December 9, 2024

The Fall of The House of Assad

Syria's Baathist regime pissed off too many people and created too many enemies, both internal and external. Its end was inevitable, but what will follow it won't be pretty. Damascus in the hands of Al-Qaeda's successors and the thieving Turks won't be a success story. Afghanistan 2.0. 


An excerpt from, "Blowback" by Matthew Petti, December 8, 2024:

Hypotheticals aside, Assad’s fall is already a clear case of blowback — just not on the part of the United States. The Assad family was one of the most cynical actors in the modern Middle East, having dealt with and backstabbed almost every major player in the region. And many of those double games came back to bite Assad at the last moment.

Of course, the social rot of the old regime, U.S. economic pressure preventing reconstruction, and broader geopolitical shifts were important structural factors that brought down the Syrian state. But the specific actors that brought down Assad — breakaway Al Qaeda and the Kurdish-led democratic confederalists — were both ones that the Assad dynasty had played footsie with. And the curious lack of support from Assad’s most important patron, Iran, was likely the result of more backstabbing.

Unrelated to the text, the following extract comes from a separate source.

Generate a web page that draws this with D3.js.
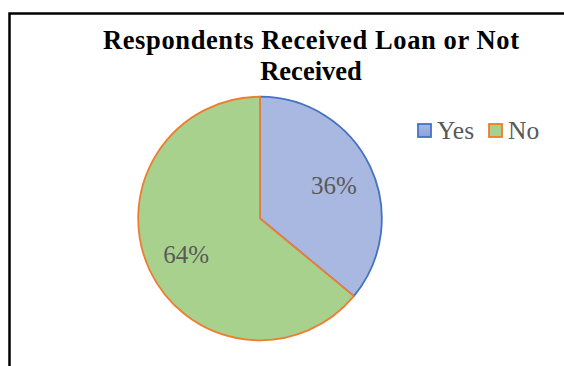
<!DOCTYPE html>
<html>
<head>
<meta charset="utf-8">
<script src="https://cdn.jsdelivr.net/npm/d3@7/dist/d3.min.js"></script>
<style>
  html, body { margin: 0; padding: 0; background: #fff; }
  svg { display: block; }
</style>
</head>
<body>
<script>
// Loan status of respondents
const categories = ["Yes", "No"];
const shares = [36, 64];
const fills = ["url(#yesGrad)", "#a9d18e"];
const strokes = ["#4472c4", "#ed7d31"];
const titleLines = ["Respondents Received Loan or Not", "Received"];

const W = 564, H = 366;
const serif = "'Liberation Serif', 'Times New Roman', serif";
const svg = d3.select("body").append("svg").attr("width", W).attr("height", H);

// gradient for the "Yes" slice
const defs = svg.append("defs");
const g1 = defs.append("linearGradient").attr("id", "yesGrad")
  .attr("gradientUnits", "userSpaceOnUse")
  .attr("x1", 0).attr("y1", 97).attr("x2", 0).attr("y2", 300);
g1.append("stop").attr("offset", "0%").attr("stop-color", "#a9b8e0");
g1.append("stop").attr("offset", "100%").attr("stop-color", "#8aa2d9");
const g2 = defs.append("linearGradient").attr("id", "yesGradLegend")
  .attr("x1", 0).attr("y1", 0).attr("x2", 0).attr("y2", 1);
g2.append("stop").attr("offset", "0%").attr("stop-color", "#a9b8e0");
g2.append("stop").attr("offset", "100%").attr("stop-color", "#8aa2d9");

// chart frame (extends past the right and bottom edges)
svg.append("rect")
  .attr("x", 9.5).attr("y", 13.5)
  .attr("width", 600).attr("height", 400)
  .attr("fill", "none").attr("stroke", "#000").attr("stroke-width", 2.5);

// title, two centred lines; the first is spread to the chart's title width
const titleX = 311;
const title = svg.append("g")
  .attr("font-family", serif)
  .attr("font-weight", "bold")
  .attr("font-size", 26.5)
  .attr("fill", "#000");
titleLines.forEach((t, i) => {
  const tx = title.append("text")
    .attr("x", titleX).attr("y", 49 + i * 31)
    .attr("text-anchor", "middle")
    .text(t);
  if (i === 0) tx.attr("textLength", 416).attr("lengthAdjust", "spacing");
});

// pie
const cx = 260, cy = 218.5, R = 121.8;
const pie = d3.pie().sort(null).value(d => d)(shares);
const arc = d3.arc().innerRadius(0).outerRadius(R);
const labelArc = d3.arc().innerRadius(R * 0.67).outerRadius(R * 0.67);

const gp = svg.append("g").attr("transform", `translate(${cx},${cy})`);
gp.selectAll("path.slice")
  .data(pie)
  .join("path")
  .attr("class", "slice")
  .attr("d", arc)
  .attr("fill", (d, i) => fills[i])
  .attr("stroke", (d, i) => strokes[i])
  .attr("stroke-width", 1.8)
  .attr("stroke-linejoin", "round");

gp.selectAll("text.lbl")
  .data(pie)
  .join("text")
  .attr("class", "lbl")
  .attr("transform", d => {
    const [x, y] = labelArc.centroid(d);
    return `translate(${x},${y})`;
  })
  .attr("text-anchor", "middle")
  .attr("dy", "0.4em")
  .attr("font-family", serif)
  .attr("font-size", 25)
  .attr("fill", "#595959")
  .text(d => d.data + "%");

// legend
const legendX = [418, 489];
const lg = svg.append("g");
categories.forEach((c, i) => {
  lg.append("rect")
    .attr("x", legendX[i]).attr("y", 124)
    .attr("width", 13).attr("height", 13)
    .attr("fill", i === 0 ? "url(#yesGradLegend)" : fills[i])
    .attr("stroke", strokes[i]).attr("stroke-width", 1.8);
  lg.append("text")
    .attr("x", legendX[i] + 19).attr("y", 139)
    .attr("font-family", serif)
    .attr("font-size", 25.5)
    .attr("fill", "#595959")
    .text(c);
});
</script>
</body>
</html>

The democratic confederalist movement exists today because Assad’s father had helped Kurdish exiles from Turkey settle in Lebanon in the 1980s. In order to gain leverage in Syrian-Turkish border disputes, Syria backed a variety of Turkish and Kurdish dissidents. The Kurdistan Workers Party (PKK) first trained with Palestinian guerrillas, then set up its first headquarters in the Syrian-occupied Bekaa Valley of Lebanon.

It’s a history that is well known and often brought up by Syrian nationalist opponents of the Kurdish movement and their American sympathizers, who portray the PKK and its offshoots as stooges of Assad. Of course, these opponents speak less about Assad’s falling out with the PKK. In 1998, as part of a Syrian-Turkish normalization agreement, the Syrian government expelled the PKK, allowing for Turkey to capture its leadership, and stepped up its repression of Syrian Kurds.

That crackdown ended up awakening a sleeping giant. Their peace with the Syrian state broken, local Kurds founded the underground Democratic Union Party to fight Assad’s regime. (The 2004 soccer riots between Arabs and Kurds in Qamishli were a particularly important turning point.) Once civil war broke out, the Democratic Union Party took control of the situation in Kurdish towns and swiftly booted out government forces. The party later became the core of the Syrian Democratic Forces, which conquered a third of Syria, including some of the country’s most valuable natural resources, and welcomed in a U.S. military presence.

Around the same time that it was cracking down on Kurdish aspirations, the Syrian government opened its territory to Iraqi guerrillas fighting the U.S. occupation, including Al Qaeda in Iraq. Assad likely believed that he was killing two birds with one stone: raising the cost of U.S. regime change efforts while getting restive dissidents killed in a foreign struggle. In the words of writer Rob Ashlar, “AQI took the aid since it viewed the regime as fools whom it would later betray. The regime thought it was being clever. It wasn't.”